When James goes to visit Charlotte's family for winter break, he thinks that they will finally be able to relax after the harrowing action at school. However, when Charlotte's uncle Leander goes missing and an underground fake-art ring surfaces, they must go on a trip to Berlin to track him down and hopefully save him. They are embroiled in danger- mainly from the powerful Moriarty family. James and Charlotte must have the wits to figure this out and save themselves and Leander from the influence of the Moriarty's.
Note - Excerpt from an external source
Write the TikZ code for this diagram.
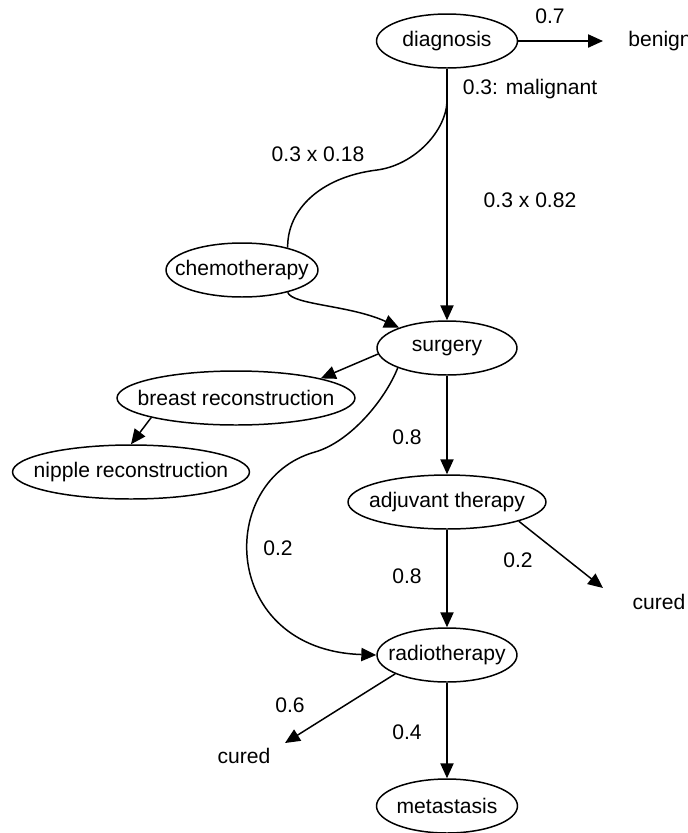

I enjoyed this book very much, but not as much as the previous novel. The characters and plot were all very well written, and I thoroughly enjoyed reading it. However, I felt that the ending was very confusing, and not much was explained. I think that people who like crime mystery novels and action would like to read this, as would readers of the first book and Sherlock Holmes. There was also plenty of teen romance/drama, which was also very well written. I would definitely recommend this book to others, but the first book should be read for it to make more sense.

Reviewed by NK, Grade 10
Montrose Library

Monday, May 11, 2020

A Study in Charlotte by Brittany Cavallaro


When James Watson is sent to a boarding school in America, he is excited to meet Charlotte Holmes, a descendant of the detective Sherlock Holmes himself. She is elusive and generally unwelcoming, and seems to have inherited Sherlock's genius and tendency to take opiates. Disaster strikes when multiple murders happen and they are pinned on James and Charlotte. They must clear their names and catch the murderer before the trail goes cold or they are killed themselves.
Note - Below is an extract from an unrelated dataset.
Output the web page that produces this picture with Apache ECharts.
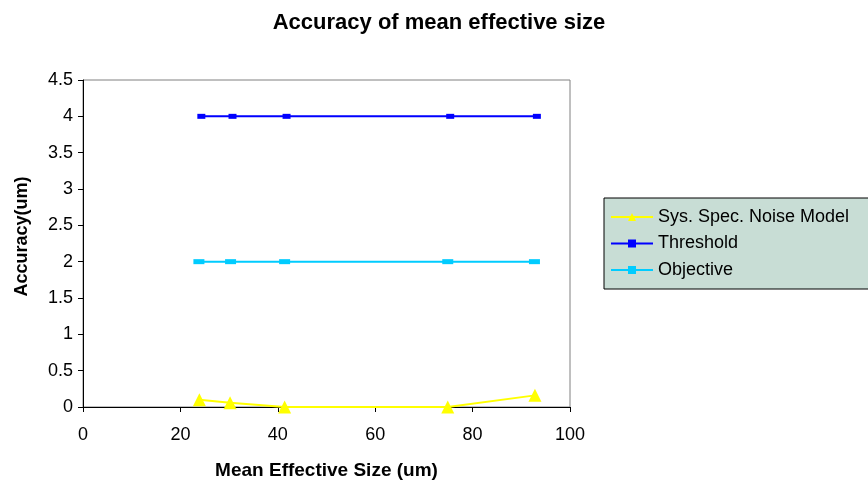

I really enjoyed A Study in Charlotte. As a fan of Conan Doyle's original stories, I was captivated by this book as well- it had a great plot and even better characters. The characters were well fleshed out and had well-written development, and overall I just enjoyed the mystery and suspense of the plot. I think that readers of mystery fiction would like this book, as the main story revolves around a framed murder. People who liked Sherlock Holmes would also love this book. All in all, I highly recommend this book to anyone wanting an enthralling book to read.